Als bij een echtpaar één partner geen recht op bijstand heeft (bijvoorbeeld vanwege het ontbreken van een verblijfsstatus), dan ontvangt de andere partner de kostendelersnorm als er kostendelende medebewoners zijn (art. 22a Pw). Als er geen kostendelende medebewoners zijn ontvangt de rechthebbende 50% van de gehuwdennorm (art. 24 Pw: zie ook hoofdstuk 5 Algemene bijstand). Met de inkomsten van een inwonende niet-rechthebbende partner wordt slechts rekening gehouden voor zover het gezamenlijk inkomen van beide partners meer bedraagt dan de voor hen samen van toepassing zijnde gehuwdennorm. Het meerdere wordt als inkomen gekort op de uitkering van de rechthebbende partner (art. 32 lid 3 Pw).
Voorbeeld
Marcel (50) woont samen met partner Baia (28). Er zijn geen andere personen inwonend. Marcel vraagt een Pw-uitkering aan bij de gemeente Amerongen. Baia is afkomstig uit Ghana en verblijft (nog) niet rechtmatig in Nederland. Ze heeft dan ook nog geen recht op bijstand. Baia brengt voor de plaatselijke middenstand elke dag folders rond en verdient hiermee € 1000 per maand. Marcel heeft geen inkomsten. Marcel krijgt van de gemeente Amerongen op grond van art. 24 Pw 50% van gehuwdennorm toegekend, stel € 850 per maand. Omdat hun gezamenlijk inkomen (€ 850 + € 1000) € 150 per maand meer bedraagt dan de norm gehuwden (€ 1.700), wordt er € 150 per maand in mindering gebracht op de uitkering van Marcel.
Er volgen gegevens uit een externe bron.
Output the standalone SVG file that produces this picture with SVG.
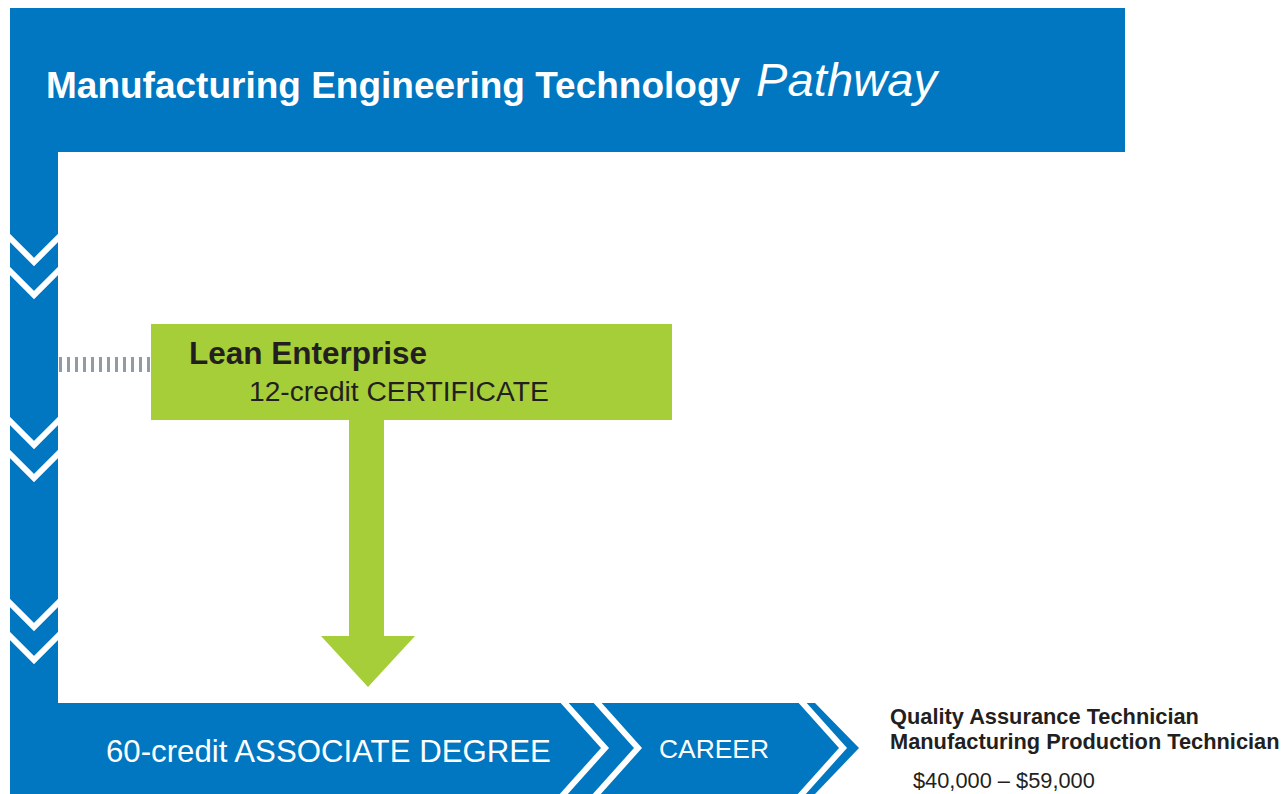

Als bij gehuwden de niet-rechthebbende partner niet inwonend is, maar elders woont en men niet duurzaam gescheiden levend is, dan wordt het inkomen van de niet-rechthebbende echtgenoot slechts in aanmerking genomen voor zover het de bijstandsnorm die voor hem geldt te boven gaat (art 32 lid 4 Pw). Dit is niet de 50%-norm maar de norm alleenstaande (zie CRvB 26-04-2022, ECLI:NL:CRVB:2022:946).
Voorbeeld
Marcia (30) woont met haar 2 kinderen in de gemeente Assen. Haar echtgenoot Pietro (32) woont in Sydney. Marcia heeft een Pw-uitkering van de gemeente Assen (50% van de gehuwdennorm vanwege het hebben van een niet-rechthebbende partner). Marcia en Pietro zijn na 10 jaar huwelijk nog steeds gelukkig getrouwd en zijn ook niet van plan uit elkaar te gaan (zijn niet duurzaam gescheiden levend). Pietro werkt in een pizzeria en verdient € 1400 per maand. Ervan uitgaande dat het kostenniveau van Australië gelijk is aan dat van Nederland gaat de gemeente ervan uit dat de bijstandsnorm van Pietro gelijk is aan die van een alleenstaande in Nederland: € 1200 per maand. Dat betekent dat het inkomen van Pietro deze norm met € 200 overstijgt en er in verband daarmee € 200 wordt gekort op de uitkering van Marcia.